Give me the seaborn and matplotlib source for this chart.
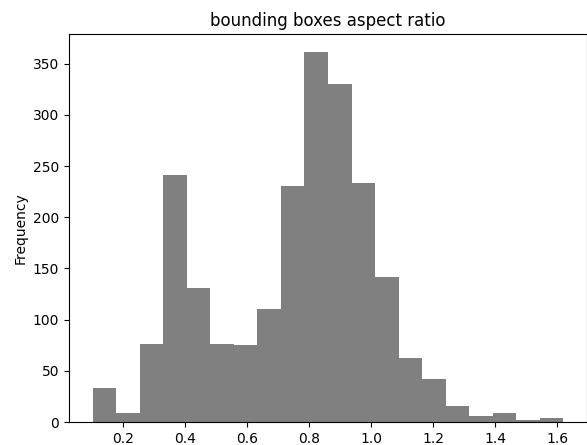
import numpy as np
import pandas as pd
import seaborn as sns
import matplotlib
matplotlib.use("Agg")
import matplotlib.pyplot as plt

bin_min = 0.101
bin_max = 1.620
counts = [33, 9, 76, 241, 131, 76, 75, 110, 231, 361,
          330, 233, 142, 63, 42, 16, 6, 9, 2, 4]

edges = np.linspace(bin_min, bin_max, len(counts) + 1)
centers = (edges[:-1] + edges[1:]) / 2
df = pd.DataFrame({"ratio": centers, "count": counts})

plt.rcParams["font.family"] = ["DejaVu Sans"]
fig = plt.figure(figsize=(5.87, 4.45), dpi=100)
ax = fig.add_axes([69 / 587, 23 / 445, 518 / 587, 388 / 445])
sns.histplot(data=df, x="ratio", weights="count", bins=edges.tolist(), ax=ax,
             color="grey", alpha=1.0, edgecolor="grey", linewidth=0)
ax.set_xlim(bin_min - 0.05 * (bin_max - bin_min), bin_max + 0.05 * (bin_max - bin_min))
ax.set_ylim(0, max(counts) * 1.05)
ax.set_title("bounding boxes aspect ratio", fontsize=12)
ax.set_ylabel("Frequency", fontsize=10)
ax.set_xlabel("")
fig.savefig("out.png", dpi=100)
--------
# Directions for this task
Print the complete listing exactly as it stands, without its pictures.

# Exercise output
Give me the seaborn and matplotlib source for this chart.
import numpy as np
import pandas as pd
import seaborn as sns
import matplotlib
matplotlib.use("Agg")
import matplotlib.pyplot as plt

bin_min = 0.101
bin_max = 1.620
counts = [33, 9, 76, 241, 131, 76, 75, 110, 231, 361,
          330, 233, 142, 63, 42, 16, 6, 9, 2, 4]

edges = np.linspace(bin_min, bin_max, len(counts) + 1)
centers = (edges[:-1] + edges[1:]) / 2
df = pd.DataFrame({"ratio": centers, "count": counts})

plt.rcParams["font.family"] = ["DejaVu Sans"]
fig = plt.figure(figsize=(5.87, 4.45), dpi=100)
ax = fig.add_axes([69 / 587, 23 / 445, 518 / 587, 388 / 445])
sns.histplot(data=df, x="ratio", weights="count", bins=edges.tolist(), ax=ax,
             color="grey", alpha=1.0, edgecolor="grey", linewidth=0)
ax.set_xlim(bin_min - 0.05 * (bin_max - bin_min), bin_max + 0.05 * (bin_max - bin_min))
ax.set_ylim(0, max(counts) * 1.05)
ax.set_title("bounding boxes aspect ratio", fontsize=12)
ax.set_ylabel("Frequency", fontsize=10)
ax.set_xlabel("")
fig.savefig("out.png", dpi=100)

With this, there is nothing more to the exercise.